Absolutely not.  Two reasons: (1) I have doubts as to whether most under-11-year-old brains can really get it, and (2) ZFC is completely worthless to almost everyone, including most mathematicians.

Regarding my first point: See, if you're going to teach someone something, you've got to use what they know already as a hook.  We are born with an innate sense of numbers, and with a visual cortex.  If you're going to teach math to elementary school kids, you use those assets.  This is why arithmetic and geometry are quite good choices.  You don't try to appeal to their logical reasoning and abstraction skills -- those won't be sufficiently formed until adolescence.

Naive/intuitive set theory can be taught quite well at that age -- you can draw Venn diagrams to engage the visual cortex, and make sets out of physical objects, and so on.  But an axiom-deductive abstract system like ZFC is going to have trouble getting absorbed -- the mental equipment is just not matured enough yet.

(Side note: Geometry makes a great first proof-based course because you get to use that powerful visual cortex to help exercise and strengthen the developing logical reasoning faculties.)

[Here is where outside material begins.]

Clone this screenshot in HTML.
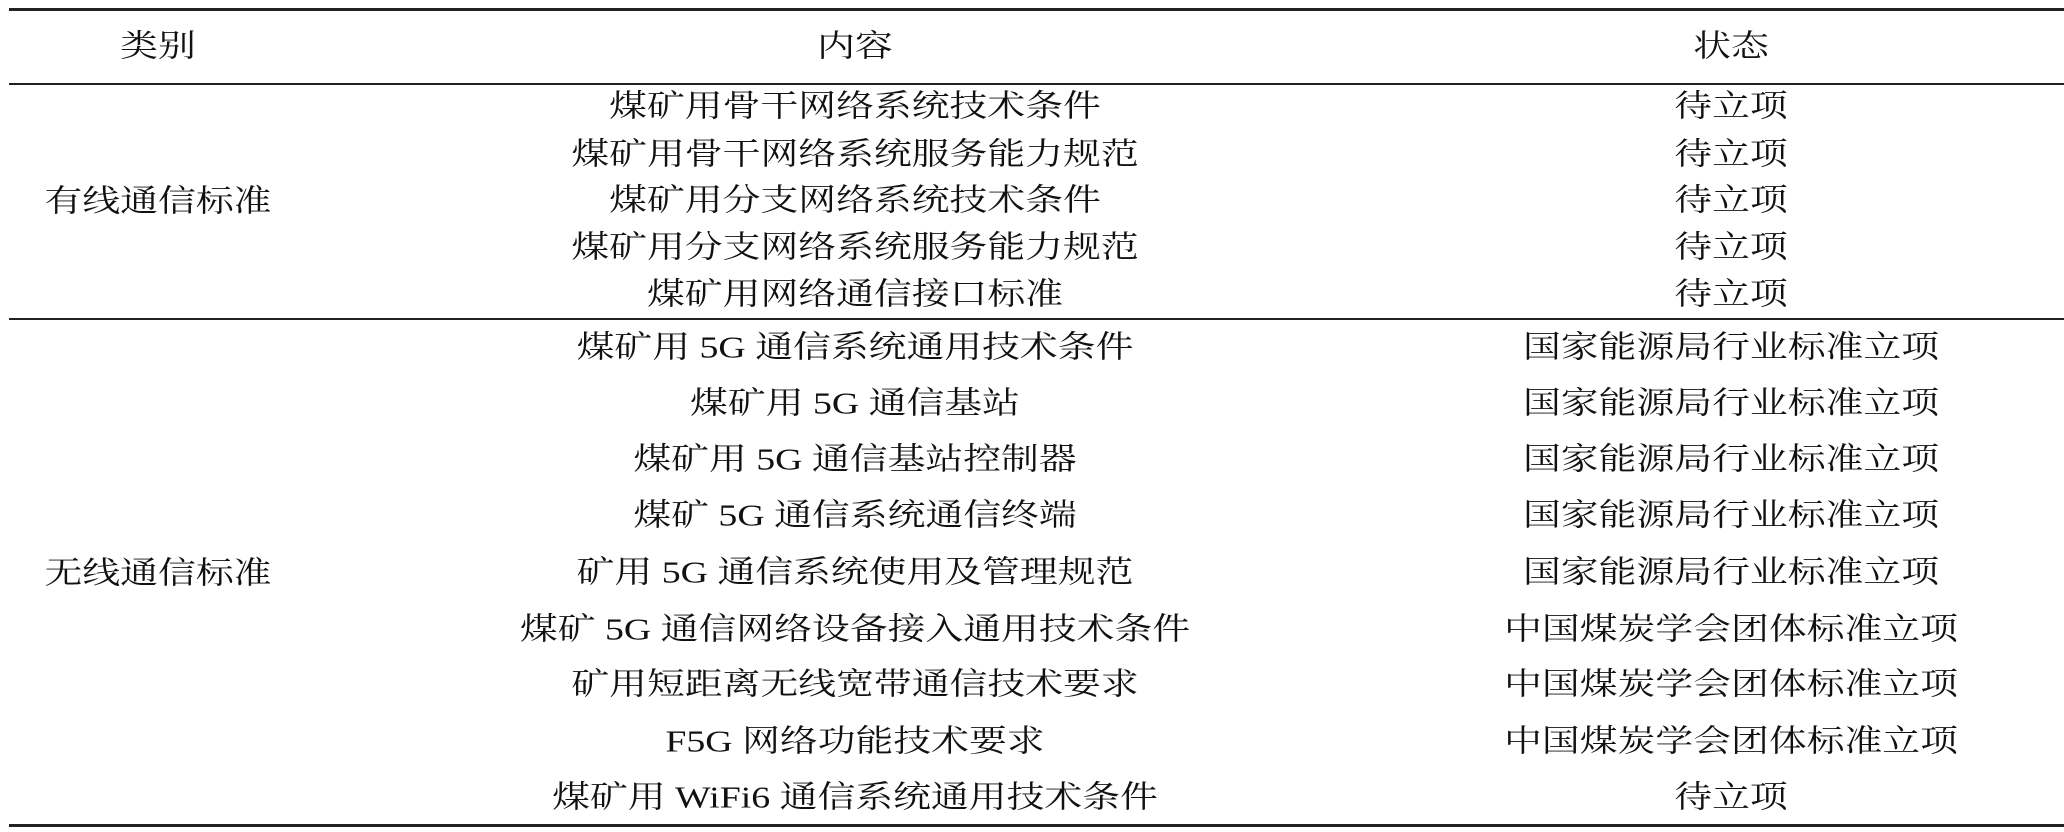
<!DOCTYPE html>
<html><head><meta charset="utf-8"><style>
html,body{margin:0;padding:0;background:#fff;}
body{width:2064px;height:832px;position:relative;overflow:hidden;font-family:"Liberation Serif","Noto Serif CJK SC",serif;color:#111;}
.l{position:absolute;left:9px;right:0;background:#222;}
.t{position:absolute;white-space:nowrap;font-size:31px;line-height:1;transform:translate(-50%,-50%) scaleX(1.22);}
</style></head><body>
<div class="l" style="top:8px;height:3px"></div>
<div class="l" style="top:83px;height:2px"></div>
<div class="l" style="top:318px;height:2px"></div>
<div class="l" style="top:824px;height:3px"></div>

<div class="t" style="left:158px;top:46px">类别</div>
<div class="t" style="left:855px;top:46px">内容</div>
<div class="t" style="left:1731px;top:46px">状态</div>

<div class="t" style="left:158px;top:201px">有线通信标准</div>
<div class="t" style="left:158px;top:573px">无线通信标准</div>

<div class="t" style="left:855px;top:106px">煤矿用骨干网络系统技术条件</div>
<div class="t" style="left:855px;top:154px">煤矿用骨干网络系统服务能力规范</div>
<div class="t" style="left:855px;top:200px">煤矿用分支网络系统技术条件</div>
<div class="t" style="left:855px;top:247px">煤矿用分支网络系统服务能力规范</div>
<div class="t" style="left:855px;top:294px">煤矿用网络通信接口标准</div>
<div class="t" style="left:855px;top:347px">煤矿用 5G 通信系统通用技术条件</div>
<div class="t" style="left:855px;top:403px">煤矿用 5G 通信基站</div>
<div class="t" style="left:855px;top:459px">煤矿用 5G 通信基站控制器</div>
<div class="t" style="left:855px;top:515px">煤矿 5G 通信系统通信终端</div>
<div class="t" style="left:855px;top:572px">矿用 5G 通信系统使用及管理规范</div>
<div class="t" style="left:855px;top:629px">煤矿 5G 通信网络设备接入通用技术条件</div>
<div class="t" style="left:855px;top:684px">矿用短距离无线宽带通信技术要求</div>
<div class="t" style="left:855px;top:741px">F5G 网络功能技术要求</div>
<div class="t" style="left:855px;top:797px">煤矿用 WiFi6 通信系统通用技术条件</div>

<div class="t" style="left:1731px;top:106px">待立项</div>
<div class="t" style="left:1731px;top:154px">待立项</div>
<div class="t" style="left:1731px;top:200px">待立项</div>
<div class="t" style="left:1731px;top:247px">待立项</div>
<div class="t" style="left:1731px;top:294px">待立项</div>
<div class="t" style="left:1731px;top:347px">国家能源局行业标准立项</div>
<div class="t" style="left:1731px;top:403px">国家能源局行业标准立项</div>
<div class="t" style="left:1731px;top:459px">国家能源局行业标准立项</div>
<div class="t" style="left:1731px;top:515px">国家能源局行业标准立项</div>
<div class="t" style="left:1731px;top:572px">国家能源局行业标准立项</div>
<div class="t" style="left:1731px;top:629px">中国煤炭学会团体标准立项</div>
<div class="t" style="left:1731px;top:684px">中国煤炭学会团体标准立项</div>
<div class="t" style="left:1731px;top:741px">中国煤炭学会团体标准立项</div>
<div class="t" style="left:1731px;top:797px">待立项</div>
</body></html>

And for my second point: Unless a mathematician explicitly works on foundational math, the only axiom they might care about is the Axiom of Choice (and even then, this is rare).  Naive set theory is good enough for almost all working mathematicians.  And if even most professional mathematicians don't need to know about ZFC, why on earth would you teach it to fifth graders?

If you must expose elementary school students to set theory, just do naive/intuitive set theory.  Don't do ZFC.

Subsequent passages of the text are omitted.